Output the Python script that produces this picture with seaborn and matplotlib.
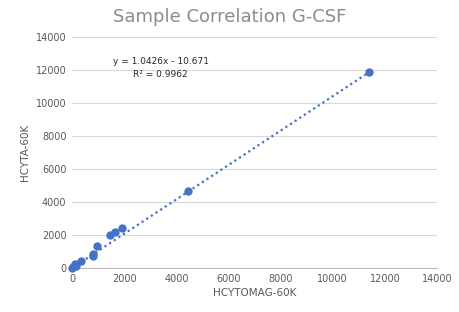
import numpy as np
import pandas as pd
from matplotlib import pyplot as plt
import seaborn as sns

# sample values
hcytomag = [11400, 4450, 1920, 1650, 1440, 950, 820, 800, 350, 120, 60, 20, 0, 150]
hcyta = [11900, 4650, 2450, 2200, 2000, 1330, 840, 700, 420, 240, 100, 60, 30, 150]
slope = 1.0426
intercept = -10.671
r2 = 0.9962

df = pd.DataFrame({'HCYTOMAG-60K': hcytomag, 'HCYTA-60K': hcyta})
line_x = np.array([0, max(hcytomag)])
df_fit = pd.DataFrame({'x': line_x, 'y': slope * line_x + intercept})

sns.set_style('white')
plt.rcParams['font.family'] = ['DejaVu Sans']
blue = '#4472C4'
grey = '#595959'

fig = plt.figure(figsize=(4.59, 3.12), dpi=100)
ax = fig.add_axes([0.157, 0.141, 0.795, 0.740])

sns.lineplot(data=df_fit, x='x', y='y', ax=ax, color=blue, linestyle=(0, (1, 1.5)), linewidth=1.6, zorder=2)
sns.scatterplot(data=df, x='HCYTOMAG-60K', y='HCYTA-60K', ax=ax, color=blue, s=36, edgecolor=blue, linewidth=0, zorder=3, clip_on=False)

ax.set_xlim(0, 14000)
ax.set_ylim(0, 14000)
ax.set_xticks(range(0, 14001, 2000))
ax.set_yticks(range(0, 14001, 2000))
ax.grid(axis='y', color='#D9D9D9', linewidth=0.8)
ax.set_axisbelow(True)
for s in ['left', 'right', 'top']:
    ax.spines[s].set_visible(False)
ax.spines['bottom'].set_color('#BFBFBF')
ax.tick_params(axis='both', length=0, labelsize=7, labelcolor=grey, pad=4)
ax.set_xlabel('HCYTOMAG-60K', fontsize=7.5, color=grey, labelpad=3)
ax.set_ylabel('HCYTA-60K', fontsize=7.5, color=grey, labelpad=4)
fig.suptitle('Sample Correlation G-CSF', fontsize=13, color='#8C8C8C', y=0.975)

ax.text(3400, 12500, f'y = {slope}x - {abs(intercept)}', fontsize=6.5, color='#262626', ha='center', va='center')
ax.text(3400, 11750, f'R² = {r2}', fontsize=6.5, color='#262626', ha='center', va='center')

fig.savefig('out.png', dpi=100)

◆ AIM OF THE TASK
Transcribe the material exactly, keeping every word and none of the pictures.

◆ FULL OUTPUT
Output the Python script that produces this picture with seaborn and matplotlib.
import numpy as np
import pandas as pd
from matplotlib import pyplot as plt
import seaborn as sns

# sample values
hcytomag = [11400, 4450, 1920, 1650, 1440, 950, 820, 800, 350, 120, 60, 20, 0, 150]
hcyta = [11900, 4650, 2450, 2200, 2000, 1330, 840, 700, 420, 240, 100, 60, 30, 150]
slope = 1.0426
intercept = -10.671
r2 = 0.9962

df = pd.DataFrame({'HCYTOMAG-60K': hcytomag, 'HCYTA-60K': hcyta})
line_x = np.array([0, max(hcytomag)])
df_fit = pd.DataFrame({'x': line_x, 'y': slope * line_x + intercept})

sns.set_style('white')
plt.rcParams['font.family'] = ['DejaVu Sans']
blue = '#4472C4'
grey = '#595959'

fig = plt.figure(figsize=(4.59, 3.12), dpi=100)
ax = fig.add_axes([0.157, 0.141, 0.795, 0.740])

sns.lineplot(data=df_fit, x='x', y='y', ax=ax, color=blue, linestyle=(0, (1, 1.5)), linewidth=1.6, zorder=2)
sns.scatterplot(data=df, x='HCYTOMAG-60K', y='HCYTA-60K', ax=ax, color=blue, s=36, edgecolor=blue, linewidth=0, zorder=3, clip_on=False)

ax.set_xlim(0, 14000)
ax.set_ylim(0, 14000)
ax.set_xticks(range(0, 14001, 2000))
ax.set_yticks(range(0, 14001, 2000))
ax.grid(axis='y', color='#D9D9D9', linewidth=0.8)
ax.set_axisbelow(True)
for s in ['left', 'right', 'top']:
    ax.spines[s].set_visible(False)
ax.spines['bottom'].set_color('#BFBFBF')
ax.tick_params(axis='both', length=0, labelsize=7, labelcolor=grey, pad=4)
ax.set_xlabel('HCYTOMAG-60K', fontsize=7.5, color=grey, labelpad=3)
ax.set_ylabel('HCYTA-60K', fontsize=7.5, color=grey, labelpad=4)
fig.suptitle('Sample Correlation G-CSF', fontsize=13, color='#8C8C8C', y=0.975)

ax.text(3400, 12500, f'y = {slope}x - {abs(intercept)}', fontsize=6.5, color='#262626', ha='center', va='center')
ax.text(3400, 11750, f'R² = {r2}', fontsize=6.5, color='#262626', ha='center', va='center')

fig.savefig('out.png', dpi=100)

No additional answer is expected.